Moreover, a lawyer can be said to be representing conflicting interests specifically in circumstances when he, having been engaged as counsel for a corporation, subsequently represents the members of the same corporation’s board of directors in a derivative suit filed against them. To be clear, a corporation in a derivative suit is the real party in interest, while the stockholder filing suit in the corporation’s behalf would only be considered a nominal party.25 This is clearly wanting in this case. While the facts established on record reveal that Bereber assumed the role as counsel of CAPELCO, the administrative complaint filed before the NEA against the accused CAPELCO directors and managerial staff were brought by Burgos and other consumer-members in their individual capacities and not in behalf of CAPELCO.

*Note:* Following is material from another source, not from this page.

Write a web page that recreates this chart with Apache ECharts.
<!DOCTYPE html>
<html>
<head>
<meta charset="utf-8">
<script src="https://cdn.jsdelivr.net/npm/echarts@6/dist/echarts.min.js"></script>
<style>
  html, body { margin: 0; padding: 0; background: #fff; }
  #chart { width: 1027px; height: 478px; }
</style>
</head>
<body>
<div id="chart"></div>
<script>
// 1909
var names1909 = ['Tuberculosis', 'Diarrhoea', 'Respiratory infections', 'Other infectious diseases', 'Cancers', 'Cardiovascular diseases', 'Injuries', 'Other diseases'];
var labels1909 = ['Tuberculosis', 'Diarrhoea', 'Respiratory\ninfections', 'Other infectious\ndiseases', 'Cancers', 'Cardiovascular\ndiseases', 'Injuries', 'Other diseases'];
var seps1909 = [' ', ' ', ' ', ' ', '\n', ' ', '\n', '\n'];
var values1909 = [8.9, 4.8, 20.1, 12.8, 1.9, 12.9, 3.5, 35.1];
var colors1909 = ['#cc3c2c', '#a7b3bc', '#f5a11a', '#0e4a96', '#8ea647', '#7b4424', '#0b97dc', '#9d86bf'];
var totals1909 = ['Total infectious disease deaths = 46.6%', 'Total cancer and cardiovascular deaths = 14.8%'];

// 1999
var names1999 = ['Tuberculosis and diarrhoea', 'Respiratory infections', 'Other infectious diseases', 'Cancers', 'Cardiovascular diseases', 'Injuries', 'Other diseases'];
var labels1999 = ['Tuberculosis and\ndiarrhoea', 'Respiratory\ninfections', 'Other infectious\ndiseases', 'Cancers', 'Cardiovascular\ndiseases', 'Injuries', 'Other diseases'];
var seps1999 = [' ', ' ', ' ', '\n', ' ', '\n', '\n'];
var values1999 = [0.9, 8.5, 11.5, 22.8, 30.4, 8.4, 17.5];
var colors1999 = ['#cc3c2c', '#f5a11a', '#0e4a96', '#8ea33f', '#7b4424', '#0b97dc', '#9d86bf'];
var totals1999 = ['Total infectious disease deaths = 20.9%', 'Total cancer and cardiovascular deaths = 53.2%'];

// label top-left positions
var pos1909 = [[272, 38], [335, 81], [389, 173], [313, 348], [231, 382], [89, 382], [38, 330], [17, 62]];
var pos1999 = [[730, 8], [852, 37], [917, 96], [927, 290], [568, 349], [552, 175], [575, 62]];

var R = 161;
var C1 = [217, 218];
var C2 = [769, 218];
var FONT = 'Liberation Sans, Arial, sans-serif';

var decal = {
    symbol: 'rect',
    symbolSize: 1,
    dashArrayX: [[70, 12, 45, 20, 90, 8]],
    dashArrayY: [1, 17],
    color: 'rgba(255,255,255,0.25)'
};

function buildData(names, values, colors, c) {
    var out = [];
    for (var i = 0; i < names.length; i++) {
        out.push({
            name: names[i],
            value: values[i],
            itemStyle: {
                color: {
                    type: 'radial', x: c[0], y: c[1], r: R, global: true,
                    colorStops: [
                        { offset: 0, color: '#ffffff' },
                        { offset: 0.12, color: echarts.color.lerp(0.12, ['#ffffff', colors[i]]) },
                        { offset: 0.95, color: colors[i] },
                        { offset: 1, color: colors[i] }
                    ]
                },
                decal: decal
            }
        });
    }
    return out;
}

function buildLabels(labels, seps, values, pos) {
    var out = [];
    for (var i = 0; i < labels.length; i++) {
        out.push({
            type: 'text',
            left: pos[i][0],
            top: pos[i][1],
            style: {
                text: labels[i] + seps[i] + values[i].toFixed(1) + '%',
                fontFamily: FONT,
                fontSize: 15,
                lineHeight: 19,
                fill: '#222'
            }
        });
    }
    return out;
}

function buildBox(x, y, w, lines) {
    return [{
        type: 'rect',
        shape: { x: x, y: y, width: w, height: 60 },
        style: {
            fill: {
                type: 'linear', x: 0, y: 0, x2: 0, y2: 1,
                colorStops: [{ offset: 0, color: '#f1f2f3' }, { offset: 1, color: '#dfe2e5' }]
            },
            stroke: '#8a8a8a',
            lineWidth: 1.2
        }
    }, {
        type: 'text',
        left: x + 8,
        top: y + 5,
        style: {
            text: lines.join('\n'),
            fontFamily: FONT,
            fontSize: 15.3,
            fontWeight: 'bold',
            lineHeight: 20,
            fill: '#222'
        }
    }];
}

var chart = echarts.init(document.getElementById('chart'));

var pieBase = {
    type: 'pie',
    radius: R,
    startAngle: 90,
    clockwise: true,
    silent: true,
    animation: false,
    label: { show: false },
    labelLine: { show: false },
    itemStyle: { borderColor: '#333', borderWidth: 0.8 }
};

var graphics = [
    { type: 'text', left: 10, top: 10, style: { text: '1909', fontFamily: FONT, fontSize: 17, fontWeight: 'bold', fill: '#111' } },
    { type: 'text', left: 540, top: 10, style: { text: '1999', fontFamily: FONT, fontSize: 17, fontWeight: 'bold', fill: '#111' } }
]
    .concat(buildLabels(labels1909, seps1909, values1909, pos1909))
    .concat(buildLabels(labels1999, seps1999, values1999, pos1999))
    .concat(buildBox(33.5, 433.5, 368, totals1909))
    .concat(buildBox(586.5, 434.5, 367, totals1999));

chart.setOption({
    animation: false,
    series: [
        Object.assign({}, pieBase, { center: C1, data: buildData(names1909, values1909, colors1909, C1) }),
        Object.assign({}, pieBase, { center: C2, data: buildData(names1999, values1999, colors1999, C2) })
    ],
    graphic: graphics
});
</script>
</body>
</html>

• This Court is also not inclined to mete out disciplinary punishment on Bereber on the allegation of his supposed lack of “delicadeza” or sense of decency in this case because it is not a legal ground for administrative disciplinary action under the CPR. At best, Bereber can be said to have merely exercised independence of judgment as a lawyer when he defended the interests of other member-consumers of CAPELCO.

• Indeed, while “[t]his Court will not hesitate to mete out [the] proper disciplinary punishment upon lawyers who are shown to have failed to live up to their sworn duties, x x x neither will it hesitate to extend its protective arm to them when the accusation against them is not indubitably proven.”